Una Onlus di Rossano, in provincia di Cosenza, è finita nella bufera per l’accusa piovuta su due operatori e un educatore. Maltrattamenti nei confronti di persone disabili, è questa l’accusa su cui stanno lavorando gli inquirenti. I tre sarebbero responsabili di reiterati atti di vessazione e di violenza sia fisica sia psicologica nei confronti di ragazzi diversamente abili seguiti in un centro diurno. Secondo gli inquirenti avrebbero creato un clima di “terrore e crudeltà” all’interno della onlus.
L’inchiesta ha documentato il sistematico ricorso all’intimidazione e alla violenza per mantenere il controllo della struttura, all’interno della quale vi era “un vero e proprio clima di terrore tra i ragazzi”. La volontà degli operatori, finiti ai domiciliari, era, in questo modo, consolidare il potere all’interno della struttura, alternando minacce, aggressioni vere e proprie, e persino la cosiddetta “terapia del dolore”, utilizzata in particolare su una delle vittime. In particolare, secondo una nota del procuratore di Castrovillari Alessandro D’Alessio, questi metodi servivano a uno degli arrestati per “sfogare i propri istinti sadici”.
Dalle indagini, coordinate dalla Procura della Repubblica di Castrovillari e condotta dai carabinieri del Reparto territoriale di Corigliano-Rossano, sono emersi più comportamenti vessatori, mortificanti, violenti e degradanti nei confronti degli ospiti disabili della struttura. Comportamenti che sono considerati ancor “più gravi” proprio perché arrivati da parte di “coloro che avrebbero dovuto tutelare le persone caratterizzate da particolare fragilità psichica”.
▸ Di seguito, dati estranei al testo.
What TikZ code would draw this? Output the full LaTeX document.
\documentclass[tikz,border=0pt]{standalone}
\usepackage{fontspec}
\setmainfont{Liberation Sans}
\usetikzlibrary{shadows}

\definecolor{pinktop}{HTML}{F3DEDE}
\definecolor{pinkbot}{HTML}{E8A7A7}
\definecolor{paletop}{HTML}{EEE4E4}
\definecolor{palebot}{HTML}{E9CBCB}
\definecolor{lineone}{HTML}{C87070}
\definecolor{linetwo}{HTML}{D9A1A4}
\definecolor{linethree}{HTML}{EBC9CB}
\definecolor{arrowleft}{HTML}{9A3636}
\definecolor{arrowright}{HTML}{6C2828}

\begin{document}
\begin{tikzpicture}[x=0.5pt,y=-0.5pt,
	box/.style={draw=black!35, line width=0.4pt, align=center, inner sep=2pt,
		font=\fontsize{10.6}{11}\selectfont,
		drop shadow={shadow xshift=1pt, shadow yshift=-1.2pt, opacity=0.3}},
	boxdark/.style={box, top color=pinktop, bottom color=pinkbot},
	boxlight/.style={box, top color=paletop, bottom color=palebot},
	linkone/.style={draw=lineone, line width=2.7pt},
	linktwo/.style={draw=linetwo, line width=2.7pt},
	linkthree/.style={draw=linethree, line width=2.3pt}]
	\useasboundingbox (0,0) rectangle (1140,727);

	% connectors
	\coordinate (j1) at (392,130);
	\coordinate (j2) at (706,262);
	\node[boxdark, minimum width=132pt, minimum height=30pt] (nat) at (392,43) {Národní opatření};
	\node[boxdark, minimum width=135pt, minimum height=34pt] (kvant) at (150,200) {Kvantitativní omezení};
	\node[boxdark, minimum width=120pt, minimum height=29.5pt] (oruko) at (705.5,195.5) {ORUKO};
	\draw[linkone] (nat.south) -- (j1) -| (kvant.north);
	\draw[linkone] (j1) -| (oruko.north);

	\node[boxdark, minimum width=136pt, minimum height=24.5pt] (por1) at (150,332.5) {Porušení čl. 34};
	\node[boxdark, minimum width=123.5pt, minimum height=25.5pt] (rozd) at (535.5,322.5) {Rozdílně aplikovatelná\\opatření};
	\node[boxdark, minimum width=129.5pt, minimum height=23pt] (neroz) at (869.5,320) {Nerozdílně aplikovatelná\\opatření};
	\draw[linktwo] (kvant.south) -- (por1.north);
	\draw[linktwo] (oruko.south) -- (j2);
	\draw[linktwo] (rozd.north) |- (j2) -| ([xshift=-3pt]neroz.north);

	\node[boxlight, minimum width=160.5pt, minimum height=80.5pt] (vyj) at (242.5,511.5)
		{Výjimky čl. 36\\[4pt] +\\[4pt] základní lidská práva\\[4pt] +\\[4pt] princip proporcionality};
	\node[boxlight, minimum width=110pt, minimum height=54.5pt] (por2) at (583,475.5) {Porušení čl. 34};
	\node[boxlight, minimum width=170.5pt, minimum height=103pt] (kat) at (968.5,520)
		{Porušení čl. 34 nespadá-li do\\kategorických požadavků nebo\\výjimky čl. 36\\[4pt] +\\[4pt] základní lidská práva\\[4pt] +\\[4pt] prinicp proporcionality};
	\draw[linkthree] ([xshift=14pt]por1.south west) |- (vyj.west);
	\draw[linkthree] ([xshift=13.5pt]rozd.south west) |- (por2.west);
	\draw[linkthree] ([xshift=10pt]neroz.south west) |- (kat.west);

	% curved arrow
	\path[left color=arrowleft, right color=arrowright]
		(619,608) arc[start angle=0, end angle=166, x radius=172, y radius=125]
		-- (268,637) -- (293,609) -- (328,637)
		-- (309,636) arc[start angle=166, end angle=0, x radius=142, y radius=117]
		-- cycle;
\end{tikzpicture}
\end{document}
Queste condotte, aggiunge l’accusa, non erano tra l’altro “episodiche” ma si trattava anzi di un vero e proprio modus operandi “reiterato dagli indagati in numerose e anche recenti occasioni”. L’indagine è stata condotta attraverso riprese audio e video e servizi di osservazione: è partita nell’autunno 2021 ed è arrivata all’aprile di quest’anno e ha evidenziato la drammaticità delle condizioni delle persone particolarmente fragili, ritenute vittime innocenti di un sistema che il Gip non esita a definire “piegato agli istinti personali e sadici di uno degli indagati”.